Of course, most refugees would prefer to live free in Uganda rather than be imprisoned in Israel, and deportations to a third country are not illegal in all circumstances. But with neither Israel nor Rwanda nor Uganda admitting to any bilateral deals, the refugees face huge problems upon arrival.
“Eritreans are in a very precarious situation when they arrive in Uganda,” Meron Estefanos, a human rights activist and journalist, tells War Is Boring. “The Israeli authorities take away their documents and because the participating governments deny that there is a deal, they have no residency or refugee status in East Africa. Especially Eritreans also live in constant fear of being in some way forced to return to their home country.”
The Eritrean regime treats escapees like traitors, sentencing them to essentially indefinite prison under the harshest and most brutal conditions imaginable.
An obvious solution would be for Uganda to recognize those deported from Israel as refugees and provide them with official documents, but it seems likely that given the scale of the trade, Uganda has made a conscious decision to avoid giving Eritreans and others protection under the law. As many as 262 asylum seekers have “voluntarily” left Israel every month since the beginning of 2015, according to the government.
But these are only a fraction of the up to 50,000 people who are still locked up in Holot and Saharonim, all of whom likely will be deported as soon as possible.

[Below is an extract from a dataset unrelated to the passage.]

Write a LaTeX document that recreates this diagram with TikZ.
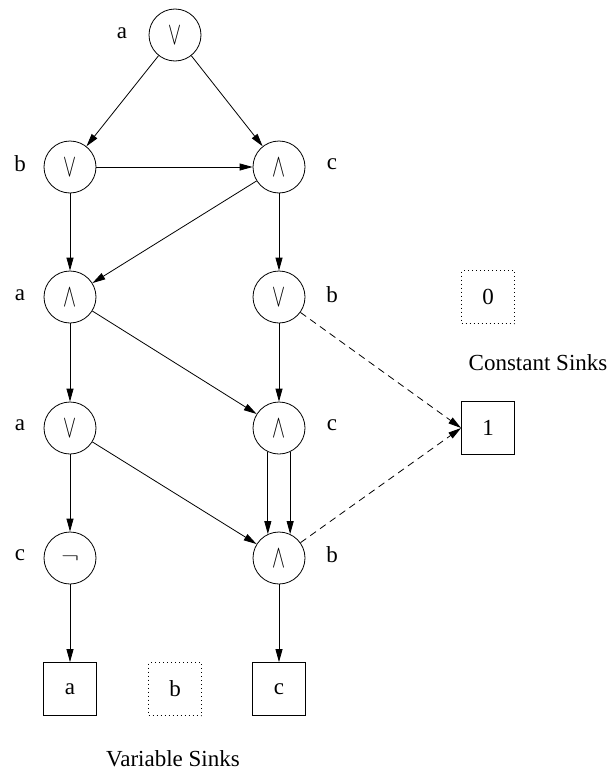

Uganda’s government may hope that by not providing these people with permanent status, most will choose to use their money from the Israeli government to try to reach Europe again.
Estefanos says that because they live in constant fear of being caught and arrested by the Ugandan police or discovered by Eritrean intelligence, many Eritreans decide to make another attempt at reaching Israel or Europe. “The money that they receive from Israel lasts them only to Khartoum,” the Sudanese capital, Meron says. On the way they have to pass through South Sudan, which is still in the throes of a civil war.
Those who manage to come up with the funds to continue their journey are likely to again find themselves at the mercy of unscrupulous traffickers, professional abductors or even on one of the many boats that have dragged their passengers to the bottom of the Mediterranean. Their suffering is testament to the intermingling of nationalist and securitized politics, regional military grandstanding, domestic suppression and a system of international trade that makes it easy to treat people like currency to be exchanged for arms.
And it may be the case that instead of facing international scrutiny, Israel’s approach will find imitators. With many European countries struggling with the influx of Syrian and African refugees, some might be interested in getting rid of them on the cheap. If this can be combined with developing new export markets for the domestic defense industry, politicians may be even more inclined to ignore any moral qualms.
This, of course, is terribly short-sighted. It will strengthen criminal smuggling operations, many of which have links to terrorist organizations, because many refugees will just attempt to again reach Europe. And providing regimes like Uganda and Rwanda with even more weaponry and tools to suppress their domestic populations and intervene in neighboring countries will only serve to ultimately increase the refugee population.